The Osaka Exchange (OSE) rubber contract for August delivery was down 2.2 yen, or 1%, at 215.5 yen ($1.61) per kg, as of 0202 GMT. The rubber contract on the Shanghai futures exchange (SHFE) for May delivery was up 25 yuan, or 0.21%, at 11,980 yuan ($1,745.24) per tonne.

Japan’s benchmark Nikkei average opened 1.35% lower. Japanese banking shares tumbled to the lowest in nearly three months on Tuesday, dragging the Nikkei share average down more 2%, as investors rushed for the exit amid worries about contagion from Silicon Valley Bank’s collapse.

The Japanese yen softened 0.40% to 133.72 per dollar. A weaker currency makes yen-denominated assets more affordable when purchased in other currencies. Still, oil prices slipped on Tuesday, extending the previous day’s slide.
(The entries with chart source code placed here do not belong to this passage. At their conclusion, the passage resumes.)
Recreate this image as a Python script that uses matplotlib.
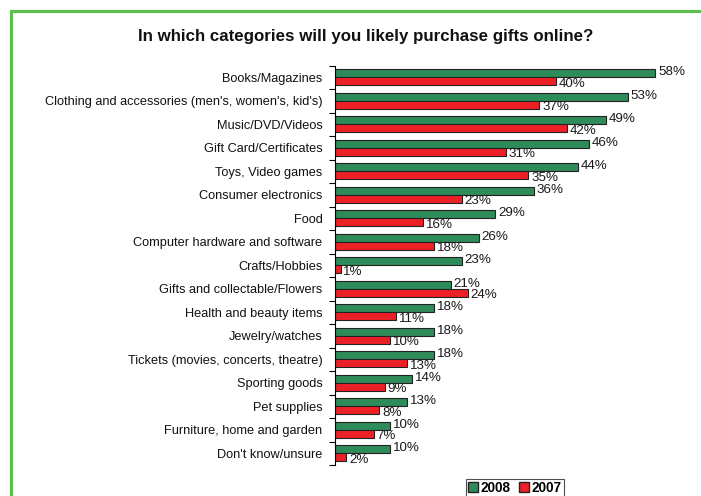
import numpy as np
import matplotlib.pyplot as plt
from matplotlib.patches import Rectangle
from matplotlib.lines import Line2D

plt.rcParams['font.family'] = ['Liberation Sans', 'DejaVu Sans']

categories = [
    'Books/Magazines',
    "Clothing and accessories (men's, women's, kid's)",
    'Music/DVD/Videos',
    'Gift Card/Certificates',
    'Toys, Video games',
    'Consumer electronics',
    'Food',
    'Computer hardware and software',
    'Crafts/Hobbies',
    'Gifts and collectable/Flowers',
    'Health and beauty items',
    'Jewelry/watches',
    'Tickets (movies, concerts, theatre)',
    'Sporting goods',
    'Pet supplies',
    'Furniture, home and garden',
    "Don't know/unsure",
]
y2008 = [58, 53, 49, 46, 44, 36, 29, 26, 23, 21, 18, 18, 18, 14, 13, 10, 10]
y2007 = [40, 37, 42, 31, 35, 23, 16, 18, 1, 24, 11, 10, 13, 9, 8, 7, 2]

green = '#2e8b5a'
red = '#ee2027'

fig = plt.figure(figsize=(7.01, 4.96), dpi=100)
ax = fig.add_axes([0.478, 0.0625, 0.50, 0.805])

n = len(categories)
pos = np.arange(n)
h = 0.34
ax.barh(pos - h / 2, y2008, height=h, color=green, edgecolor='#222222', linewidth=0.8)
ax.barh(pos + h / 2, y2007, height=h, color=red, edgecolor='#222222', linewidth=0.8)

for p, a, b in zip(pos, y2008, y2007):
    ax.text(a + 0.5, p - h / 2 - 0.05, f'{a}%', va='center', ha='left', fontsize=9.6, color='#1a1a1a')
    ax.text(b + 0.5, p + h / 2 + 0.1, f'{b}%', va='center', ha='left', fontsize=9.6, color='#1a1a1a')

ax.set_xlim(0, 63.5)
ax.set_ylim(n - 0.5, -0.5)
ax.set_yticks(pos)
ax.set_yticklabels(categories, fontsize=9.2, color='#111111')
ax.set_yticks(np.arange(n + 1) - 0.5, minor=True)
ax.tick_params(axis='y', which='major', length=0, pad=9)
ax.tick_params(axis='y', which='minor', length=4, width=0.8)
ax.set_xticks([])
for s in ['top', 'right', 'bottom']:
    ax.spines[s].set_visible(False)
ax.spines['left'].set_linewidth(0.8)

fig.text(0.522, 0.927, 'In which categories will you likely purchase gifts online?',
         ha='center', va='center', fontsize=12.2, fontweight='bold', color='#111111')

# green frame around the chart area
fig.patches.append(Rectangle((11 / 701, -0.1), 1.2, (485 / 496) + 0.1, transform=fig.transFigure,
                             fill=False, edgecolor='#5cbf4e', linewidth=2.2))

handles = [
    Line2D([], [], marker='s', linestyle='none', markerfacecolor=green, markeredgecolor='#222222', markersize=7),
    Line2D([], [], marker='s', linestyle='none', markerfacecolor=red, markeredgecolor='#222222', markersize=7),
]
leg = fig.legend(handles, ['2008', '2007'], loc='lower left', bbox_to_anchor=(466 / 701, -0.004),
                 ncol=2, frameon=True, fancybox=False, fontsize=9.8, handlelength=0.6,
                 handletextpad=0.25, columnspacing=0.7, borderpad=0.2, borderaxespad=0)
leg.get_frame().set_edgecolor('#222222')
leg.get_frame().set_linewidth(0.8)
for t in leg.get_texts():
    t.set_fontweight('bold')

fig.savefig('out.png', dpi=100)
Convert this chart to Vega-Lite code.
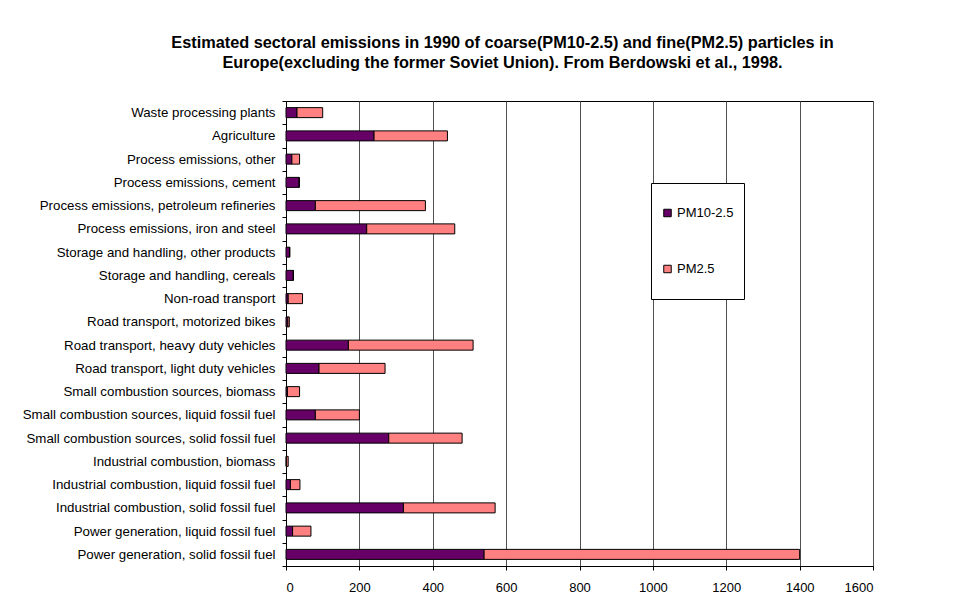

Lower oil prices incentivise manufacturers to shift to synthetic rubber derived from oil, hindering the natural rubber market. Asia’s share markets slid, with Japan’s financial stocks leading losses, as fears of US banking rout gripped investors ahead of crucial inflation data due later in the day. The front-month rubber contract on Singapore Exchange’s SICOM platform for April delivery last traded at 133.3 US cents per kg, up 0.8%.